>> start

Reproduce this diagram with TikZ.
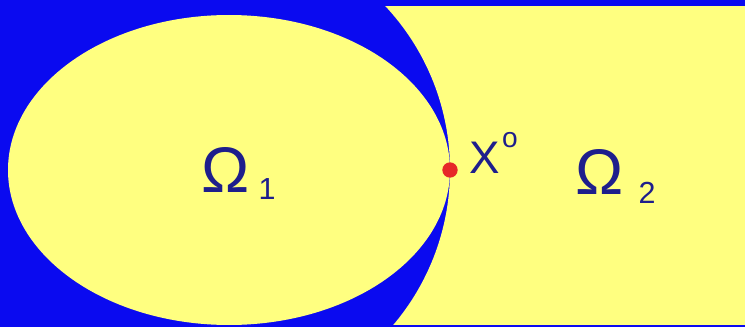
\documentclass[tikz,border=0pt]{standalone}
\usepackage{fontspec}
\setmainfont{Liberation Sans}
\usetikzlibrary{positioning}
\definecolor{OmBlue}{HTML}{0A0AF0}
\definecolor{OmYellow}{HTML}{FFFF80}
\definecolor{OmText}{HTML}{1E1E8C}
\definecolor{OmRed}{HTML}{E62828}

\begin{document}
\begin{tikzpicture}[x=0.03cm,y=0.03cm,
  omega/.style={text=OmText,inner sep=0pt,font=\fontsize{55}{55}\selectfont},
  pointlabel/.style={text=OmText,inner sep=0pt,font=\fontsize{39}{39}\selectfont},
  index/.style={text=OmText,inner sep=0pt,font=\fontsize{26}{26}\selectfont}]
  \fill[OmBlue] (0,0) rectangle (745,327);
  \useasboundingbox (0,0) rectangle (745,327);
  % the two regions
  \fill[OmYellow] (229,157) ellipse [x radius=221,y radius=155];
  \begin{scope}
    \clip (300,3) rectangle (760,320);
    \fill[OmYellow,even odd rule] (250,-60) rectangle (800,400) (210,157) circle [radius=240];
  \end{scope}
  % contact point
  \node[circle,fill=OmRed,inner sep=0pt,minimum size=4.6mm] (x0) at (450,157) {};
  \node[pointlabel] (xlabel) at (485,169) {X};
  \node[index,font=\fontsize{24}{24}\selectfont] (xsup) at (510,187) {o};
  % labels
  \node[omega] (om1) at (226,157) {Ω};
  \node[index] (sub1) at (267,138) {1};
  \node[omega] (om2) at (600,155) {Ω};
  \node[index] (sub2) at (647,134) {2};
\end{tikzpicture}
\end{document}
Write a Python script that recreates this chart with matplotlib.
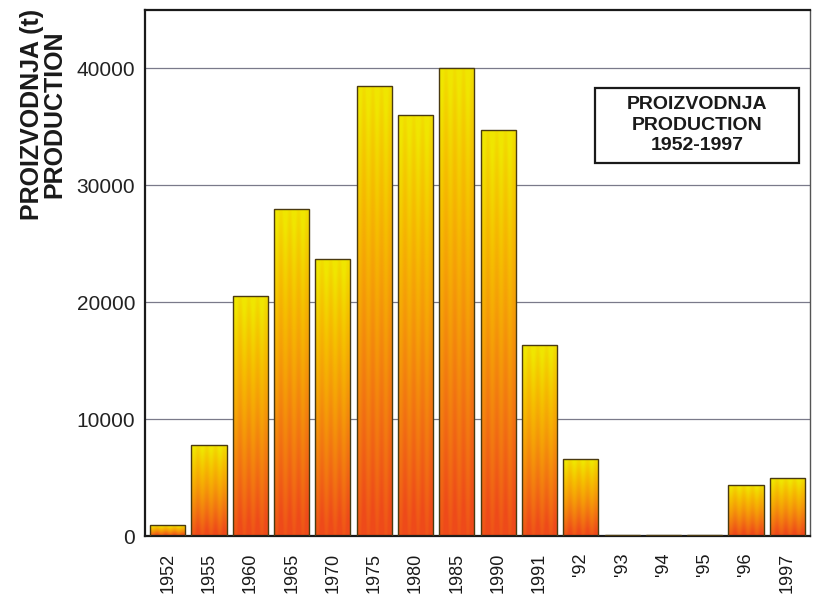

>> end

> GOAL OF THE EXERCISE
Reproduce the records verbatim, omitting all images they contain.

> OUTPUT FOR THIS TASK
Reproduce this diagram with TikZ.
\documentclass[tikz,border=0pt]{standalone}
\usepackage{fontspec}
\setmainfont{Liberation Sans}
\usetikzlibrary{positioning}
\definecolor{OmBlue}{HTML}{0A0AF0}
\definecolor{OmYellow}{HTML}{FFFF80}
\definecolor{OmText}{HTML}{1E1E8C}
\definecolor{OmRed}{HTML}{E62828}

\begin{document}
\begin{tikzpicture}[x=0.03cm,y=0.03cm,
  omega/.style={text=OmText,inner sep=0pt,font=\fontsize{55}{55}\selectfont},
  pointlabel/.style={text=OmText,inner sep=0pt,font=\fontsize{39}{39}\selectfont},
  index/.style={text=OmText,inner sep=0pt,font=\fontsize{26}{26}\selectfont}]
  \fill[OmBlue] (0,0) rectangle (745,327);
  \useasboundingbox (0,0) rectangle (745,327);
  % the two regions
  \fill[OmYellow] (229,157) ellipse [x radius=221,y radius=155];
  \begin{scope}
    \clip (300,3) rectangle (760,320);
    \fill[OmYellow,even odd rule] (250,-60) rectangle (800,400) (210,157) circle [radius=240];
  \end{scope}
  % contact point
  \node[circle,fill=OmRed,inner sep=0pt,minimum size=4.6mm] (x0) at (450,157) {};
  \node[pointlabel] (xlabel) at (485,169) {X};
  \node[index,font=\fontsize{24}{24}\selectfont] (xsup) at (510,187) {o};
  % labels
  \node[omega] (om1) at (226,157) {Ω};
  \node[index] (sub1) at (267,138) {1};
  \node[omega] (om2) at (600,155) {Ω};
  \node[index] (sub2) at (647,134) {2};
\end{tikzpicture}
\end{document}
Write a Python script that recreates this chart with matplotlib.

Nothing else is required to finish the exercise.